Pictures are not part of the copy. Retype the lines from the first one through the line that contains "bin_width = 0.025".

--*--

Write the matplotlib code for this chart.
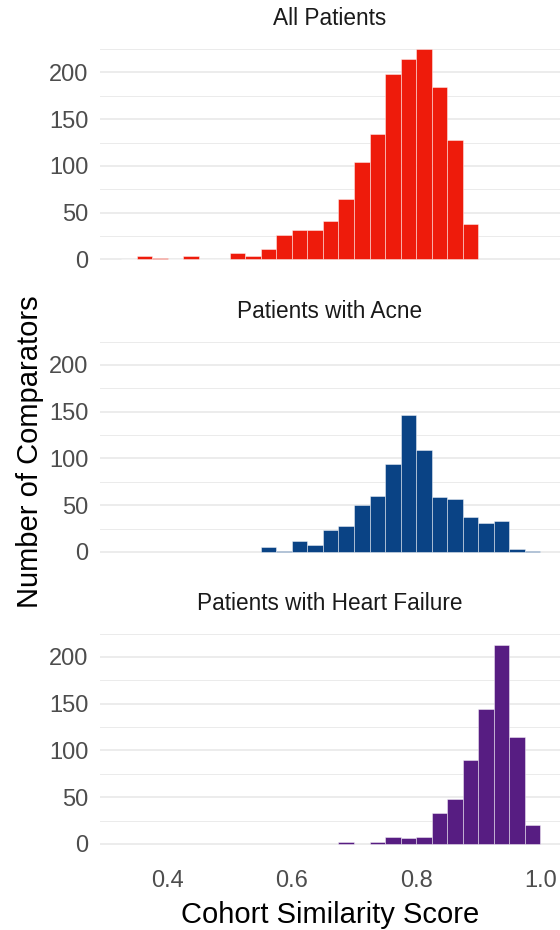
import matplotlib.pyplot as plt
import numpy as np
from matplotlib.ticker import MultipleLocator

plt.rcParams['font.family'] = ['Liberation Sans', 'DejaVu Sans']

# histogram bins (left edges), binwidth 0.025
bin_left = [0.325, 0.350, 0.375, 0.400, 0.425, 0.450, 0.475, 0.500, 0.525,
            0.550, 0.575, 0.600, 0.625, 0.650, 0.675, 0.700, 0.725, 0.750,
            0.775, 0.800, 0.825, 0.850, 0.875, 0.900, 0.925, 0.950, 0.975]
bin_width = 0.025

all_counts = [1, 4, 2, 1, 4, 1, 1, 7, 4, 11, 26, 31, 32, 41, 65, 104, 134,
              198, 214, 225, 184, 128, 38, 0, 0, 0, 0]
acne_counts = [0, 0, 0, 0, 0, 0, 0, 0, 0, 5, 1, 12, 7, 23, 28, 50, 60, 94,
               146, 109, 59, 57, 37, 31, 33, 3, 1]
hf_counts = [0, 0, 0, 0, 0, 0, 0, 0, 0, 0, 0, 0, 0, 0, 2, 0, 2, 7, 6, 7, 33,
             48, 90, 144, 213, 114, 20]

titles = ['All Patients', 'Patients with Acne', 'Patients with Heart Failure']
colors = ['#EE1B0B', '#0A4385', '#571D82']
counts = [all_counts, acne_counts, hf_counts]

W, H = 560, 930
fig = plt.figure(figsize=(W / 100, H / 100), dpi=100)

# panel tops in pixels
tops = [38.5, 331, 623]
panel_h = 231.5
left = 100

x = np.array(bin_left)
for i in range(3):
    ax = fig.add_axes([left / W, 1 - (tops[i] + panel_h) / H,
                       (W - left) / W, panel_h / H])
    c = np.array(counts[i])
    m = c > 0
    ax.bar(x[m], c[m], width=bin_width, align='edge', color=colors[i],
           edgecolor=(1, 1, 1, 0.7), linewidth=0.45, zorder=3)
    ax.set_xlim(0.2912, 1.0316)
    ax.set_ylim(-11.25, 236.25)
    ax.yaxis.set_major_locator(MultipleLocator(50))
    ax.yaxis.set_minor_locator(MultipleLocator(25))
    ax.set_xticks([0.4, 0.6, 0.8, 1.0])
    ax.grid(axis='y', which='major', color='#EBEBEB', linewidth=1.3, zorder=0)
    ax.grid(axis='y', which='minor', color='#EBEBEB', linewidth=0.7, zorder=0)
    ax.set_axisbelow(True)
    for s in ax.spines.values():
        s.set_visible(False)
    ax.tick_params(axis='both', which='both', length=0, labelsize=17,
                   labelcolor='#4D4D4D')
    ax.tick_params(axis='y', pad=8.5)
    ax.tick_params(axis='x', pad=11)
    if i < 2:
        ax.set_xticklabels([])
    else:
        ax.set_xticklabels(['0.4', '0.6', '0.8', '1.0'])
    ax.set_title(titles[i], fontsize=16.3, color='#1A1A1A', pad=9.5)

fig.text(30 / W, 1 - 452 / H, 'Number of Comparators', rotation=90,
         ha='center', va='center', fontsize=21, color='black')
fig.text(330 / W, 1 - 915 / H, 'Cohort Similarity Score',
         ha='center', va='center', fontsize=21, color='black')

fig.savefig('out.png', dpi=100)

--*--

RESPONSE TO THIS TASK:
Write the matplotlib code for this chart.
import matplotlib.pyplot as plt
import numpy as np
from matplotlib.ticker import MultipleLocator

plt.rcParams['font.family'] = ['Liberation Sans', 'DejaVu Sans']

# histogram bins (left edges), binwidth 0.025
bin_left = [0.325, 0.350, 0.375, 0.400, 0.425, 0.450, 0.475, 0.500, 0.525,
            0.550, 0.575, 0.600, 0.625, 0.650, 0.675, 0.700, 0.725, 0.750,
            0.775, 0.800, 0.825, 0.850, 0.875, 0.900, 0.925, 0.950, 0.975]
bin_width = 0.025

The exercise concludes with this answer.